8. Following Poor Kit Instructions, or Bad Information

 

This one is for the new brewers out there, a lot of kits come with bad instructions and will tell you either you can bottle your beer in a week, or you need to use a secondary, when you really don't. Along with this there are many poor sources of info out there, there is no substitute for a good book or two on the subject. Don't have the money to go out and buy homebrewing books, no problem chances are there are plenty available at your local library. Online Forums like the one over at HomeBrewTalk.com are another great resource they allow brewers from all around the world and many walks of life to come together and share information on the subject.

 

9. Not Taking Good Notes

 

It can be tedious, and it really isn't one of the most fun parts of brewing, but taking good notes is extremely important if you wish to replicate prior brews.

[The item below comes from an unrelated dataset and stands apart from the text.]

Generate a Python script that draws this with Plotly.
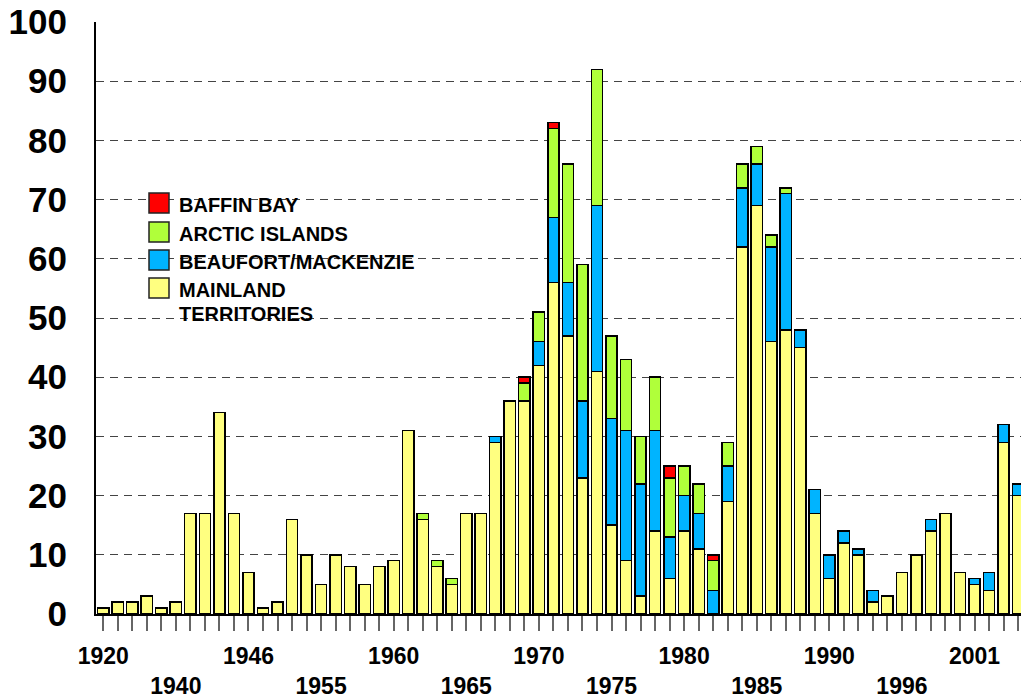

There is nothing more frustrating than making one of the best beers you have ever brewed then not being able to remember what it was that you did that made that batch so special. It is nice to be able to come back at least come close to that beer you loved so much.

 

I recommend a notebook, but it doesn't have to be anything fancy. I use a composition notebook I got at the dollar store. It works great as long as you use it. A note book is a great way to keep all your notes in one place too, it's no good that you wrote everything down, but you can't find it, or you don't remember which brew it was from.

 

10. Not Chilling to Fermentation Temperature

 

When I began brewing I would chill my wort to around 75 or so and pitch my yeast, needless to say these first few batches were a bit "hot (fusel alcohol flavors)" as a result. When you pitch at higher temps your temperature-controlled environment is going to be battling the heat created by the fermentation and will have a much harder time keeping the temps down, not to mention stressing your yeast.

 

Chilling to, or below fermentation temperature will help make it easier for you to keep your temperature in check, and your beer tasting great and fusel free. In the Summer, when water out of the tap is too warm you can recirculate ice water through your cooler using a pond pump to get to pitching temps.

 

We hope this list will helped some of you avoid these common homebrewing mistakes.